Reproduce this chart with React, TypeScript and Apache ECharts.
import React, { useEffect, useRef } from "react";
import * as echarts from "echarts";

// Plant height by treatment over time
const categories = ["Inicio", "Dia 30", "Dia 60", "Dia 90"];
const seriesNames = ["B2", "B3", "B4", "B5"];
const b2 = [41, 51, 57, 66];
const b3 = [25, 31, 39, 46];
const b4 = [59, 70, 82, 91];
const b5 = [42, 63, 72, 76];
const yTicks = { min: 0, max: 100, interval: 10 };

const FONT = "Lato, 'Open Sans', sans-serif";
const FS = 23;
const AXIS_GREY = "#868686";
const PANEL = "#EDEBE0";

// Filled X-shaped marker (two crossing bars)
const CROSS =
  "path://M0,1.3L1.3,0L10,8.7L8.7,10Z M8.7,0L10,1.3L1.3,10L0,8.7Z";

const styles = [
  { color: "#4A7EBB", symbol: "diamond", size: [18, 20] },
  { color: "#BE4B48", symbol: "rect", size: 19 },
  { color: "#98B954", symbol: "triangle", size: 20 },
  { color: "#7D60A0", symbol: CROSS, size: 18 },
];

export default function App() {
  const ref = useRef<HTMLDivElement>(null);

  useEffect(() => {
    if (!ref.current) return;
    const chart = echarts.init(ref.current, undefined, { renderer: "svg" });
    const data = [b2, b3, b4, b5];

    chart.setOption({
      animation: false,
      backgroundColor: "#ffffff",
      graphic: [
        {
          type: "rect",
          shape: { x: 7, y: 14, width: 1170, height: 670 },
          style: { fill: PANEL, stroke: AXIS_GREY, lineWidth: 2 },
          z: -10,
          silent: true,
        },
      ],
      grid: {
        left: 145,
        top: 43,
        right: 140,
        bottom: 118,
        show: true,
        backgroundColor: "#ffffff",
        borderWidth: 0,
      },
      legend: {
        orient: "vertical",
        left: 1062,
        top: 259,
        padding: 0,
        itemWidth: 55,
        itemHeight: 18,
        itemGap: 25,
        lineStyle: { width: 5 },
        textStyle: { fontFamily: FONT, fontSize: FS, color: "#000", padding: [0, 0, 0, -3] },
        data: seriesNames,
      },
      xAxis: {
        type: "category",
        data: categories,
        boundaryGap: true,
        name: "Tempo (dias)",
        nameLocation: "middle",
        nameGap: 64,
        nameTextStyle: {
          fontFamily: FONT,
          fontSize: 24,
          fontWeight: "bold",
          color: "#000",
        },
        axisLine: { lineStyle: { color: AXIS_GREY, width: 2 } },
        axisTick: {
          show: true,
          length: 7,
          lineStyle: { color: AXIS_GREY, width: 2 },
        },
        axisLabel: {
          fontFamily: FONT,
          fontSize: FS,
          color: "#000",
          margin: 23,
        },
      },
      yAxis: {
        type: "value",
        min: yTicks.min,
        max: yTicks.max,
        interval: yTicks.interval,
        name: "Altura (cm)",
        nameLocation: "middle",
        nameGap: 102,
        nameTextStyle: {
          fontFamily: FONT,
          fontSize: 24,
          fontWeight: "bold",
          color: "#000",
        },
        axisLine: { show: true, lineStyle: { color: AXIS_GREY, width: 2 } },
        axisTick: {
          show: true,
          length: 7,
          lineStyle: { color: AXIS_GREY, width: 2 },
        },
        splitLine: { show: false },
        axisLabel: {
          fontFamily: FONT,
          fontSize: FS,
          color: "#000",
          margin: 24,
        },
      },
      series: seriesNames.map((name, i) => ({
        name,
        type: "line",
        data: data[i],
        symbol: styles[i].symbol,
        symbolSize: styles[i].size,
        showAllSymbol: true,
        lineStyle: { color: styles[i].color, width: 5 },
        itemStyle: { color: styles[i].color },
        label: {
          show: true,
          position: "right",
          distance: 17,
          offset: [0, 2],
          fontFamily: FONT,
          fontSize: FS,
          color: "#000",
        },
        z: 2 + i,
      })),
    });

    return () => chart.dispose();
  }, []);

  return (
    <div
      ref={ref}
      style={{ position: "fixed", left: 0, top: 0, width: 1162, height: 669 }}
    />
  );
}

○ ○ ○

§ CHALLENGE
Each line above that holds the string "React" should be copied and shown.

§ IN RESPONSE
Reproduce this chart with React, TypeScript and Apache ECharts.
import React, { useEffect, useRef } from "react";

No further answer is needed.